Figure scripts:
┄┄┄┄┄┄┄┄┄┄┄┄┄┄┄┄┄┄┄┄
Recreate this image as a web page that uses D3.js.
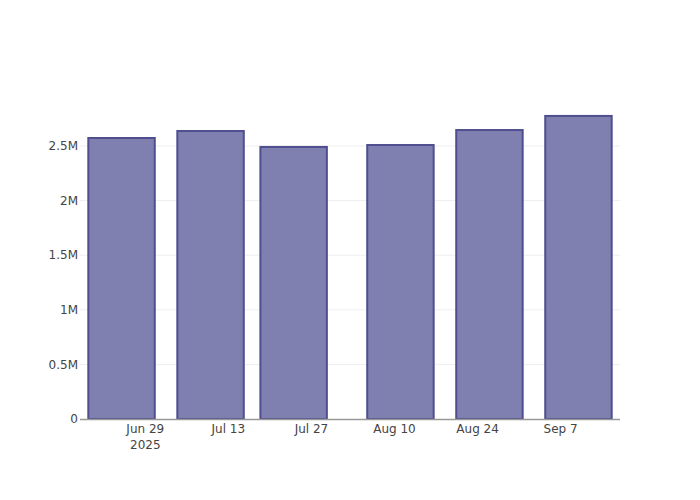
<!DOCTYPE html>
<html>
<head>
<meta charset="utf-8">
<script src="https://cdn.jsdelivr.net/npm/d3@7"></script>
<style>
  body { margin: 0; background: #fff; }
  text { font-family: "DejaVu Sans", sans-serif; }
</style>
</head>
<body>
<div id="chart"></div>
<script>
var dates = ["2025-06-25", "2025-07-10", "2025-07-24", "2025-08-11", "2025-08-26", "2025-09-10"];
var values = [2573000, 2637000, 2491000, 2509000, 2646000, 2775000];
var yTicks = [0, 500000, 1000000, 1500000, 2000000, 2500000];
var yTickLabels = ["0", "0.5M", "1M", "1.5M", "2M", "2.5M"];
var xTicks = ["2025-06-29", "2025-07-13", "2025-07-27", "2025-08-10", "2025-08-24", "2025-09-07"];
var xTickLabels = ["Jun 29", "Jul 13", "Jul 27", "Aug 10", "Aug 24", "Sep 7"];

var width = 700,
    height = 500,
    margin = {top: 100, right: 80, bottom: 80, left: 80};

var parse = d3.timeParse("%Y-%m-%d");
var day = 24 * 3600 * 1000;
var t = dates.map(parse);

var x = d3.scaleTime()
    .domain([new Date(+t[0] - 7 * day), new Date(+t[t.length - 1] + 7 * day)])
    .range([margin.left, width - margin.right]);

var y = d3.scaleLinear()
    .domain([0, 2775000 * 1.0526])
    .range([height - margin.bottom - 1, margin.top]);

var svg = d3.select("#chart").append("svg")
    .attr("width", width)
    .attr("height", height);

// grid
svg.append("g").selectAll("line")
    .data(yTicks.slice(1))
  .enter().append("line")
    .attr("x1", margin.left)
    .attr("x2", width - margin.right)
    .attr("y1", function(d) { return y(d); })
    .attr("y2", function(d) { return y(d); })
    .attr("stroke", "#eeeeee")
    .attr("stroke-width", 1);

// bars
var barW = 0.8 * 14 * day;
svg.append("g").selectAll("rect")
    .data(values)
  .enter().append("rect")
    .attr("x", function(d, i) { return x(new Date(+t[i] - barW / 2)); })
    .attr("width", function(d, i) { return x(new Date(+t[i] + barW / 2)) - x(new Date(+t[i] - barW / 2)); })
    .attr("y", function(d) { return y(d); })
    .attr("height", function(d) { return y(0) - y(d); })
    .attr("fill", "#7f7fb0")
    .attr("stroke", "#4f4f8f")
    .attr("stroke-width", 2);

// zero line
svg.append("line")
    .attr("x1", margin.left)
    .attr("x2", width - margin.right)
    .attr("y1", y(0) + 0.5)
    .attr("y2", y(0) + 0.5)
    .attr("stroke", "#999")
    .attr("stroke-width", 1.5);

// y labels
svg.append("g").selectAll("text")
    .data(yTicks)
  .enter().append("text")
    .attr("x", margin.left - 2)
    .attr("y", function(d) { return y(d); })
    .attr("dy", "0.35em")
    .attr("text-anchor", "end")
    .attr("font-size", 12)
    .attr("fill", "#444")
    .text(function(d, i) { return yTickLabels[i]; });

// x labels
svg.append("g").selectAll("text")
    .data(xTicks)
  .enter().append("text")
    .attr("x", function(d) { return x(parse(d)); })
    .attr("y", 433)
    .attr("text-anchor", "middle")
    .attr("font-size", 12)
    .attr("fill", "#444")
    .text(function(d, i) { return xTickLabels[i]; });

svg.append("text")
    .attr("x", x(parse(xTicks[0])))
    .attr("y", 449)
    .attr("text-anchor", "middle")
    .attr("font-size", 12)
    .attr("fill", "#444")
    .text("2025");
</script>
</body>
</html>
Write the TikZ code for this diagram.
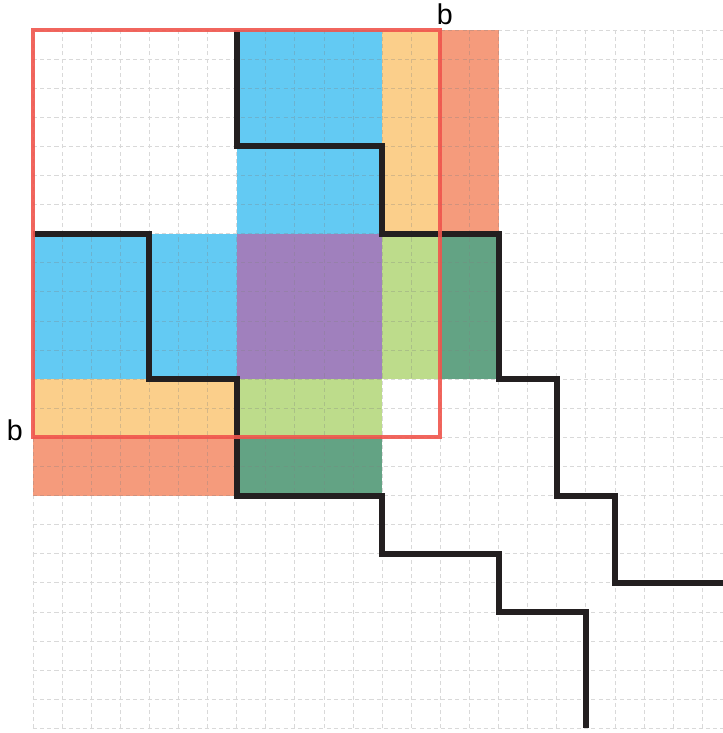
\documentclass[tikz,border=0pt]{standalone}
\usepackage{fontspec}
\setmainfont{Liberation Sans}
\definecolor{tileblue}{HTML}{63CAF3}
\definecolor{tileorange}{HTML}{FBCF8B}
\definecolor{tilesalmon}{HTML}{F59B7C}
\definecolor{tilepurple}{HTML}{A080BD}
\definecolor{tilelgreen}{HTML}{BDDC8B}
\definecolor{tiledgreen}{HTML}{63A384}
\definecolor{sqred}{HTML}{F0554D}
\definecolor{stairblack}{HTML}{231F20}
\tikzset{
  gridline/.style={gray, opacity=0.3, line width=0.4pt, dash pattern=on 2pt off 1.5pt},
  stair/.style={stairblack, line width=2.9pt, line join=miter},
  bsquare/.style={sqred, opacity=0.9, line width=2pt},
  blabel/.style={font=\fontsize{14}{16}\selectfont, inner sep=0pt}
}

\begin{document}
\begin{tikzpicture}[x=0.5cm,y=-0.5cm]
        \useasboundingbox (-1.134,-1.031) rectangle (23.71,24.16);
        % coloured tiles
        \fill[tileblue] (7,0) rectangle (12,7);
        \fill[tileblue] (0,7) rectangle (7,12);
        \fill[tileorange] (12,0) rectangle (14,7);
        \fill[tileorange] (0,12) rectangle (7,14);
        \fill[tilesalmon] (14,0) rectangle (16,7);
        \fill[tilesalmon] (0,14) rectangle (7,16);
        \fill[tilepurple] (7,7) rectangle (12,12);
        \fill[tilelgreen] (12,7) rectangle (14,12);
        \fill[tilelgreen] (7,12) rectangle (12,14);
        \fill[tiledgreen] (14,7) rectangle (16,12);
        \fill[tiledgreen] (7,14) rectangle (12,16);
        % grid
        \draw[gridline, step=0.5cm] (0,0) grid (23.71,24);
        % staircases
        \draw[stair] (7,0) |- (12,4) |- (16,7) |- (18,12) |- (20,16) |- (23.8,19);
        \draw[stair] (0,7) -| (4,12) -| (7,16) -| (12,18) -| (16,20) -| (19,24);
        % square of side b
        \draw[bsquare] (0,0) rectangle (14,14);
        \node[blabel] (btop) at (14.15,-0.55) {b};
        \node[blabel] (bleft) at (-0.62,13.75) {b};
    \end{tikzpicture}
\end{document}
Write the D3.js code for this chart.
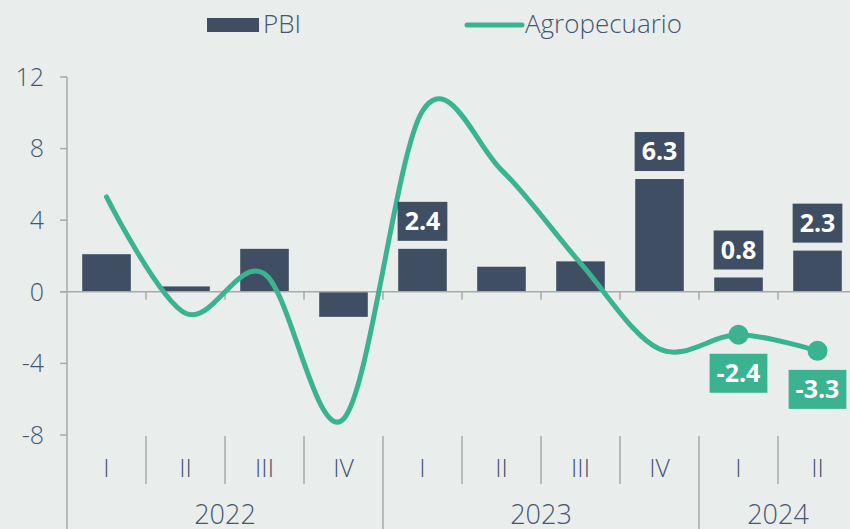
<!DOCTYPE html>
<html>
<head>
<meta charset="utf-8">
<script src="https://cdn.jsdelivr.net/npm/d3@7"></script>
<style>
  html, body { margin: 0; padding: 0; background: #e9eeed; }
  svg { display: block; font-family: "Open Sans", "Lato", sans-serif; }
</style>
</head>
<body>
<svg id="chart" width="850" height="529"></svg>
<script>
// data
const quarters = ['I', 'II', 'III', 'IV', 'I', 'II', 'III', 'IV', 'I', 'II'];
const years = ['2022', '2022', '2022', '2022', '2023', '2023', '2023', '2023', '2024', '2024'];
const pbi = [2.1, 0.3, 2.4, -1.4, 2.4, 1.4, 1.7, 6.3, 0.8, 2.3];
const agro = [5.3, -1.2, 1.0, -7.1, 10.1, 6.8, 1.6, -3.2, -2.4, -3.3];
const yTicks = [-8, -4, 0, 4, 8, 12];
const pbiLabelIdx = [4, 7, 8, 9];
const agroLabelIdx = [8, 9];

const dark = '#3f4e63', green = '#3bb391', grid = '#a8aaa9', txt = '#46566d';

const svg = d3.select('#chart');
const keys = quarters.map((q, i) => i);

const x = d3.scaleBand().domain(keys).range([67, 857]).padding(0);
const y = d3.scaleLinear().domain([-8, 12]).range([435, 77]);
const barW = x.bandwidth() * 0.615;
const cx = i => x(i) + x.bandwidth() / 2;

/* legend */
svg.append('rect').attr('x', 207).attr('y', 18).attr('width', 52).attr('height', 14).attr('fill', dark);
svg.append('text').attr('x', 263).attr('y', 33).attr('font-size', 26).attr('font-weight', 300)
  .attr('fill', txt).text('PBI');
svg.append('line').attr('x1', 467).attr('x2', 522).attr('y1', 25).attr('y2', 25)
  .attr('stroke', green).attr('stroke-width', 5).attr('stroke-linecap', 'round');
svg.append('text').attr('x', 525).attr('y', 33).attr('font-size', 26).attr('font-weight', 300)
  .attr('fill', txt).text('Agropecuario');

/* y axis */
svg.append('line').attr('x1', 67).attr('x2', 67).attr('y1', y(12)).attr('y2', 529)
  .attr('stroke', grid).attr('stroke-width', 1.5);
const yt = svg.append('g').selectAll('g').data(yTicks).enter().append('g');
yt.append('line').attr('x1', 60).attr('x2', 67).attr('y1', d => y(d)).attr('y2', d => y(d))
  .attr('stroke', grid).attr('stroke-width', 1.5);
yt.append('text').attr('x', 44).attr('y', d => y(d)).attr('dy', '0.35em').attr('text-anchor', 'end')
  .attr('font-size', 25).attr('font-weight', 300).attr('fill', txt).text(d => d);

/* bars */
svg.append('g').selectAll('rect').data(pbi).enter().append('rect')
  .attr('x', (d, i) => cx(i) - barW / 2)
  .attr('y', d => y(Math.max(0, d)))
  .attr('width', barW)
  .attr('height', d => Math.abs(y(d) - y(0)))
  .attr('fill', dark);

/* zero line + ticks */
svg.append('line').attr('x1', 60).attr('x2', 850).attr('y1', y(0)).attr('y2', y(0))
  .attr('stroke', grid).attr('stroke-width', 1.5);
svg.append('g').selectAll('line').data(keys.slice(1)).enter().append('line')
  .attr('x1', d => x(d)).attr('x2', d => x(d)).attr('y1', y(0)).attr('y2', y(0) + 8)
  .attr('stroke', grid).attr('stroke-width', 1.5);

/* category axis */
svg.append('g').selectAll('line').data(keys.slice(1)).enter().append('line')
  .attr('x1', d => x(d)).attr('x2', d => x(d))
  .attr('y1', 436)
  .attr('y2', d => years[d] !== years[d - 1] ? 529 : 484)
  .attr('stroke', grid).attr('stroke-width', 1.5);
svg.append('g').selectAll('text').data(quarters).enter().append('text')
  .attr('x', (d, i) => cx(i)).attr('y', 468).attr('dy', '0.35em').attr('text-anchor', 'middle')
  .attr('font-size', 25).attr('font-weight', 300).attr('fill', txt).text(d => d);
const yearGroups = d3.groups(keys, i => years[i]);
svg.append('g').selectAll('text').data(yearGroups).enter().append('text')
  .attr('x', d => (x(d[1][0]) + x(d[1][d[1].length - 1]) + x.bandwidth()) / 2)
  .attr('y', 515).attr('dy', '0.35em').attr('text-anchor', 'middle')
  .attr('font-size', 27).attr('font-weight', 300).attr('fill', txt).text(d => d[0]);

/* agro line */
const line = d3.line().x((d, i) => cx(i)).y(d => y(d)).curve(d3.curveCardinal.tension(0));
svg.append('path').datum(agro).attr('d', line).attr('fill', 'none')
  .attr('stroke', green).attr('stroke-width', 5).attr('stroke-linecap', 'round');
svg.append('g').selectAll('circle').data(agroLabelIdx).enter().append('circle')
  .attr('cx', i => cx(i)).attr('cy', i => y(agro[i])).attr('r', 10).attr('fill', green);

/* data labels */
function label(i, v, cyTop, fill) {
  const g = svg.append('g');
  const t = g.append('text').attr('x', cx(i)).attr('y', cyTop + 19.5).attr('dy', '0.35em')
    .attr('text-anchor', 'middle').attr('font-size', 25).attr('font-weight', 700)
    .attr('fill', '#fff').text(v.toFixed(1));
  const w = t.node().getComputedTextLength() + 14;
  g.insert('rect', 'text').attr('x', cx(i) - w / 2).attr('y', cyTop).attr('width', w).attr('height', 39)
    .attr('fill', fill);
}
pbiLabelIdx.forEach(i => label(i, pbi[i], y(pbi[i]) - 8 - 39, dark));
agroLabelIdx.forEach(i => label(i, agro[i], y(agro[i]) + 19, green));
</script>
</body>
</html>
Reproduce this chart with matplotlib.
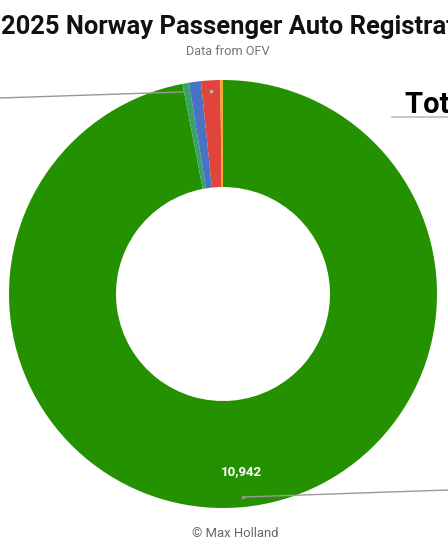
import matplotlib
matplotlib.use("Agg")
import matplotlib.pyplot as plt

# registrations by fuel type
labels = ["BEV", "PHEV", "Hybrid", "Petrol", "Diesel"]
counts = [10942, 55, 101, 163, 23]
colors = ["#249100", "#38a46a", "#4a72c4", "#e0443a", "#f5a623"]

W, H = 448, 560
fig = plt.figure(figsize=(W / 100, H / 100), dpi=100)
ax = fig.add_axes([0, 0, 1, 1])

def Y(py):
    # pixel row -> data y
    return H - py

cx, cy, r = 223, Y(294), 214

wedges, _ = ax.pie(counts, colors=colors, startangle=90, counterclock=False,
                   center=(cx, cy), radius=r, frame=True,
                   wedgeprops=dict(width=r * 0.5, linewidth=0))
ax.set_xlim(0, W)
ax.set_ylim(0, H)
ax.set_aspect("equal")
ax.axis("off")

plt.rcParams["font.family"] = ["Roboto", "DejaVu Sans"]

# title etc.
ax.text(1, Y(34), "2025 Norway Passenger Auto Registrations", fontsize=18.4,
        fontweight="bold", ha="left", va="baseline", color="#111111")
ax.text(228, Y(55), "Data from OFV", fontsize=9.2, ha="center",
        va="baseline", color="#757575")
ax.text(235, Y(537), "\u00a9 Max Holland", fontsize=9.4, ha="center",
        va="baseline", color="#666666")

# value label on the big slice
ax.text(241, Y(472), f"{counts[0]:,}", fontsize=9.5, fontweight="bold",
        ha="center", va="center", color="white")

# leader lines (the small slices sit on top of the left one)
ax.plot([0, 211], [Y(98), Y(91)], color="#999999", lw=1, zorder=0.5)
for w in wedges[1:]:
    w.set_zorder(1)
ax.plot([211], [Y(91)], "o", ms=1.5, color="#bbbbbb", zorder=5)
ax.plot([243, W], [Y(497), Y(490)], color="#999999", lw=1, zorder=5)
ax.plot([243], [Y(497)], "o", ms=1.5, color="#999999", zorder=5)
wedges[0].set_zorder(0.2)

# total box on the right (cut off)
ax.text(405, Y(112), f"Total: {sum(counts):,}", fontsize=21,
        fontweight="bold", ha="left", va="baseline", color="black")
ax.plot([392, W], [Y(117), Y(117)], color="#bbbbbb", lw=1.2)

fig.savefig("out.png", dpi=100)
┄┄┄┄┄┄┄┄┄┄┄┄┄┄┄┄┄┄┄┄
**WHAT THE EXERCISE ASKS**
Look above for the line with "Write the D3.js code for this chart."; quote it and every line after it, stopping after the line with "const cx = i => x(i) + x.bandwidth() / 2;", exactly, with nothing added and without pictures.

**WRITTEN SOLUTION**
Write the D3.js code for this chart.
<!DOCTYPE html>
<html>
<head>
<meta charset="utf-8">
<script src="https://cdn.jsdelivr.net/npm/d3@7"></script>
<style>
  html, body { margin: 0; padding: 0; background: #e9eeed; }
  svg { display: block; font-family: "Open Sans", "Lato", sans-serif; }
</style>
</head>
<body>
<svg id="chart" width="850" height="529"></svg>
<script>
// data
const quarters = ['I', 'II', 'III', 'IV', 'I', 'II', 'III', 'IV', 'I', 'II'];
const years = ['2022', '2022', '2022', '2022', '2023', '2023', '2023', '2023', '2024', '2024'];
const pbi = [2.1, 0.3, 2.4, -1.4, 2.4, 1.4, 1.7, 6.3, 0.8, 2.3];
const agro = [5.3, -1.2, 1.0, -7.1, 10.1, 6.8, 1.6, -3.2, -2.4, -3.3];
const yTicks = [-8, -4, 0, 4, 8, 12];
const pbiLabelIdx = [4, 7, 8, 9];
const agroLabelIdx = [8, 9];

const dark = '#3f4e63', green = '#3bb391', grid = '#a8aaa9', txt = '#46566d';

const svg = d3.select('#chart');
const keys = quarters.map((q, i) => i);

const x = d3.scaleBand().domain(keys).range([67, 857]).padding(0);
const y = d3.scaleLinear().domain([-8, 12]).range([435, 77]);
const barW = x.bandwidth() * 0.615;
const cx = i => x(i) + x.bandwidth() / 2;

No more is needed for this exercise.